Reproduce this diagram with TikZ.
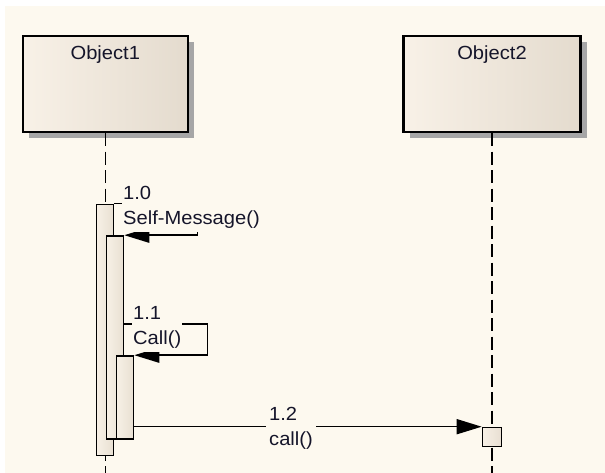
\documentclass[tikz,border=0pt]{standalone}
\usepackage{fontspec}
\setmainfont[FakeStretch=1.06]{Liberation Sans}
\usetikzlibrary{arrows.meta,shadows,calc}
\definecolor{bgc}{HTML}{FDF9EF}
\definecolor{boxl}{HTML}{F8F1E7}
\definecolor{boxr}{HTML}{E4DBCE}
\definecolor{actl}{HTML}{F7F0E6}
\definecolor{actr}{HTML}{E8DFD2}
\definecolor{shadowc}{HTML}{A6A6A6}
\definecolor{txt}{HTML}{15152A}
\begin{document}
\begin{tikzpicture}[x=1pt,y=-1pt,
  every node/.style={font=\fontsize{19}{25}\selectfont, text=txt},
  objbox/.style={draw=black, line width=2.2pt, left color=boxl, right color=boxr,
    minimum width=#1, minimum height=96pt, inner sep=0pt,
    drop shadow={shadow xshift=6pt, shadow yshift=-6pt, fill=shadowc, opacity=1}},
  actbar/.style={draw=black, line width=1.6pt, left color=actl, right color=actr,
    minimum width=17pt, inner sep=0pt},
  lifeline/.style={draw=black, line width=1.6pt, dash pattern=on 13pt off 5.5pt},
  msg/.style={draw=black, line width=1.5pt, -{Triangle[length=25pt,width=15pt]}},
  msglabel/.style={fill=bgc, align=left, inner xsep=1pt, inner ysep=3pt}
]
% background
\useasboundingbox (0,0) rectangle (605,473);
\fill[white] (0,0) rectangle (605,473);
\fill[bgc] (5,6) rectangle (605,473);

% objects
\node[objbox=165pt] (o1) at (105.3,84.1) {};
\node[objbox=177pt] (o2) at (492,84.1) {};
\node[anchor=base] (t1) at ($(o1.north)+(0,24.5)$) {Object1};
\node[anchor=base] (t2) at ($(o2.north)+(0,24.5)$) {Object2};

% lifelines
\coordinate (e1) at (o1.south |- 0,473);
\coordinate (e2) at (o2.south |- 0,473);
\draw[lifeline] (o1.south) -- (e1);
\draw[lifeline] (o2.south) -- (e2);

% activations
\node[actbar, minimum height=251pt] (a1) at (105,330) {};
\node[actbar, minimum height=203pt] (a2) at (115,337.5) {};
\node[actbar, minimum height=83pt] (a3) at (125,397.5) {};
\node[draw=black, line width=1.6pt, left color=actl, right color=actr,
      minimum width=19pt, minimum height=19pt, inner sep=0pt] (b2) at (492,437) {};

% messages
\draw[msg] (a1.north east) -- ++(83,0) |- (a2.north east);
\draw[msg] ($(a2.north east)+(0,89)$) -- ++(83,0) |- (a3.north east);
\draw[msg] (a3.east |- b2.north west) -- (b2.north west);

% labels
\node[msglabel, anchor=west] (l1) at (122,207.5) {1.0\\Self-Message()};
\node[msglabel, anchor=west, inner xsep=1pt] (l2) at (132,327.5) {1.1\\Call()};
\node[msglabel, anchor=center, inner xsep=3.5pt] (l3) at (291,428) {1.2\\call()};
\end{tikzpicture}
\end{document}
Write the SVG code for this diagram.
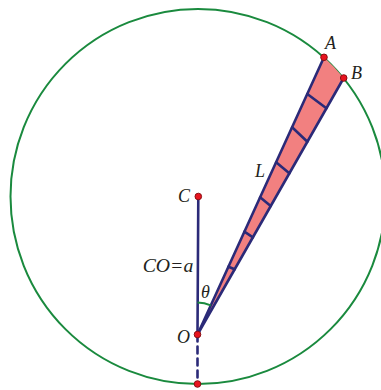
<svg xmlns="http://www.w3.org/2000/svg" width="381" height="390" viewBox="0 0 381 390">
<style>
.lbl{font-family:"Liberation Serif","DejaVu Serif",serif;font-style:italic;font-size:18px;fill:#231f20}
.navy{stroke:#2b2a78;stroke-width:2.6;fill:none;stroke-linecap:round}
.green{stroke:#1a8a3e;stroke-width:2;fill:none}
.dot{fill:#e8141e;stroke:#8a0f14;stroke-width:1}
</style>
<rect width="381" height="390" fill="#fff"/>
<g id="circle"><circle class="green" cx="198" cy="196.5" r="187.5"/></g>
<g id="wedge">
<path d="M197.5,334.5 L324,57.3 A187.5,187.5 0 0 1 343.7,78 Z" fill="#f28080" stroke="none"/>
</g>
<g id="connectors">
<line class="navy" x1="198.3" y1="196.5" x2="197.5" y2="334.5"/>
<line class="navy" x1="197.5" y1="334.5" x2="197.5" y2="384" stroke-dasharray="7,5" stroke-linecap="butt"/>
<line class="navy" x1="197.5" y1="334.5" x2="324" y2="57.3"/>
<line class="navy" x1="197.5" y1="334.5" x2="343.7" y2="78"/>
<g class="navy">
<line x1="307.3" y1="94" x2="326.4" y2="108.3"/>
<line x1="292.1" y1="127.3" x2="307.4" y2="141.7"/>
<line x1="276.1" y1="162.3" x2="289.3" y2="173.3"/>
<line x1="260.1" y1="197.3" x2="270.7" y2="206"/>
<line x1="244.4" y1="231.7" x2="252.9" y2="237.3"/>
<line x1="228.5" y1="266.7" x2="234.6" y2="269.3"/>
</g>
<path class="green" d="M197.5,302.5 A32,32 0 0 1 210.8,305.4"/>
</g>
<g id="A"><circle class="dot" cx="324" cy="57.3" r="3.3"/><text class="lbl" x="325" y="48.5">A</text></g>
<g id="B"><circle class="dot" cx="343.7" cy="78" r="3.3"/><text class="lbl" x="351" y="78.5">B</text></g>
<g id="C"><circle class="dot" cx="198.3" cy="196.5" r="3.3"/><text class="lbl" x="178" y="201.5">C</text></g>
<g id="O"><circle class="dot" cx="197.5" cy="334.5" r="3.3"/><text class="lbl" x="177" y="343.3">O</text></g>
<g id="bottom"><circle class="dot" cx="197.5" cy="384" r="3.3"/></g>
<g id="labels">
<text class="lbl" x="255" y="176.5">L</text>
<text class="lbl" x="142.7" y="271.5" textLength="50.6" lengthAdjust="spacingAndGlyphs">CO=a</text>
<text class="lbl" x="201" y="298.3">θ</text>
</g>
</svg>
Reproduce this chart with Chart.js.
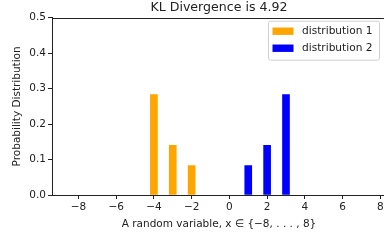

▬▬▬▬▬▬

*WHAT YOU SHOULD DO*
Your copy should match the records word for word, with the pictures removed.

*ANSWER BELOW*
Reproduce this diagram with TikZ.
\documentclass[tikz,border=0pt]{standalone}
\usepackage{fontspec}
\setmainfont[FakeStretch=1.06]{Liberation Sans}
\usetikzlibrary{arrows.meta,shadows,calc}
\definecolor{bgc}{HTML}{FDF9EF}
\definecolor{boxl}{HTML}{F8F1E7}
\definecolor{boxr}{HTML}{E4DBCE}
\definecolor{actl}{HTML}{F7F0E6}
\definecolor{actr}{HTML}{E8DFD2}
\definecolor{shadowc}{HTML}{A6A6A6}
\definecolor{txt}{HTML}{15152A}
\begin{document}
\begin{tikzpicture}[x=1pt,y=-1pt,
  every node/.style={font=\fontsize{19}{25}\selectfont, text=txt},
  objbox/.style={draw=black, line width=2.2pt, left color=boxl, right color=boxr,
    minimum width=#1, minimum height=96pt, inner sep=0pt,
    drop shadow={shadow xshift=6pt, shadow yshift=-6pt, fill=shadowc, opacity=1}},
  actbar/.style={draw=black, line width=1.6pt, left color=actl, right color=actr,
    minimum width=17pt, inner sep=0pt},
  lifeline/.style={draw=black, line width=1.6pt, dash pattern=on 13pt off 5.5pt},
  msg/.style={draw=black, line width=1.5pt, -{Triangle[length=25pt,width=15pt]}},
  msglabel/.style={fill=bgc, align=left, inner xsep=1pt, inner ysep=3pt}
]
% background
\useasboundingbox (0,0) rectangle (605,473);
\fill[white] (0,0) rectangle (605,473);
\fill[bgc] (5,6) rectangle (605,473);

% objects
\node[objbox=165pt] (o1) at (105.3,84.1) {};
\node[objbox=177pt] (o2) at (492,84.1) {};
\node[anchor=base] (t1) at ($(o1.north)+(0,24.5)$) {Object1};
\node[anchor=base] (t2) at ($(o2.north)+(0,24.5)$) {Object2};

% lifelines
\coordinate (e1) at (o1.south |- 0,473);
\coordinate (e2) at (o2.south |- 0,473);
\draw[lifeline] (o1.south) -- (e1);
\draw[lifeline] (o2.south) -- (e2);

% activations
\node[actbar, minimum height=251pt] (a1) at (105,330) {};
\node[actbar, minimum height=203pt] (a2) at (115,337.5) {};
\node[actbar, minimum height=83pt] (a3) at (125,397.5) {};
\node[draw=black, line width=1.6pt, left color=actl, right color=actr,
      minimum width=19pt, minimum height=19pt, inner sep=0pt] (b2) at (492,437) {};

% messages
\draw[msg] (a1.north east) -- ++(83,0) |- (a2.north east);
\draw[msg] ($(a2.north east)+(0,89)$) -- ++(83,0) |- (a3.north east);
\draw[msg] (a3.east |- b2.north west) -- (b2.north west);

% labels
\node[msglabel, anchor=west] (l1) at (122,207.5) {1.0\\Self-Message()};
\node[msglabel, anchor=west, inner xsep=1pt] (l2) at (132,327.5) {1.1\\Call()};
\node[msglabel, anchor=center, inner xsep=3.5pt] (l3) at (291,428) {1.2\\call()};
\end{tikzpicture}
\end{document}
Write the SVG code for this diagram.
<svg xmlns="http://www.w3.org/2000/svg" width="381" height="390" viewBox="0 0 381 390">
<style>
.lbl{font-family:"Liberation Serif","DejaVu Serif",serif;font-style:italic;font-size:18px;fill:#231f20}
.navy{stroke:#2b2a78;stroke-width:2.6;fill:none;stroke-linecap:round}
.green{stroke:#1a8a3e;stroke-width:2;fill:none}
.dot{fill:#e8141e;stroke:#8a0f14;stroke-width:1}
</style>
<rect width="381" height="390" fill="#fff"/>
<g id="circle"><circle class="green" cx="198" cy="196.5" r="187.5"/></g>
<g id="wedge">
<path d="M197.5,334.5 L324,57.3 A187.5,187.5 0 0 1 343.7,78 Z" fill="#f28080" stroke="none"/>
</g>
<g id="connectors">
<line class="navy" x1="198.3" y1="196.5" x2="197.5" y2="334.5"/>
<line class="navy" x1="197.5" y1="334.5" x2="197.5" y2="384" stroke-dasharray="7,5" stroke-linecap="butt"/>
<line class="navy" x1="197.5" y1="334.5" x2="324" y2="57.3"/>
<line class="navy" x1="197.5" y1="334.5" x2="343.7" y2="78"/>
<g class="navy">
<line x1="307.3" y1="94" x2="326.4" y2="108.3"/>
<line x1="292.1" y1="127.3" x2="307.4" y2="141.7"/>
<line x1="276.1" y1="162.3" x2="289.3" y2="173.3"/>
<line x1="260.1" y1="197.3" x2="270.7" y2="206"/>
<line x1="244.4" y1="231.7" x2="252.9" y2="237.3"/>
<line x1="228.5" y1="266.7" x2="234.6" y2="269.3"/>
</g>
<path class="green" d="M197.5,302.5 A32,32 0 0 1 210.8,305.4"/>
</g>
<g id="A"><circle class="dot" cx="324" cy="57.3" r="3.3"/><text class="lbl" x="325" y="48.5">A</text></g>
<g id="B"><circle class="dot" cx="343.7" cy="78" r="3.3"/><text class="lbl" x="351" y="78.5">B</text></g>
<g id="C"><circle class="dot" cx="198.3" cy="196.5" r="3.3"/><text class="lbl" x="178" y="201.5">C</text></g>
<g id="O"><circle class="dot" cx="197.5" cy="334.5" r="3.3"/><text class="lbl" x="177" y="343.3">O</text></g>
<g id="bottom"><circle class="dot" cx="197.5" cy="384" r="3.3"/></g>
<g id="labels">
<text class="lbl" x="255" y="176.5">L</text>
<text class="lbl" x="142.7" y="271.5" textLength="50.6" lengthAdjust="spacingAndGlyphs">CO=a</text>
<text class="lbl" x="201" y="298.3">θ</text>
</g>
</svg>
Reproduce this chart with Chart.js.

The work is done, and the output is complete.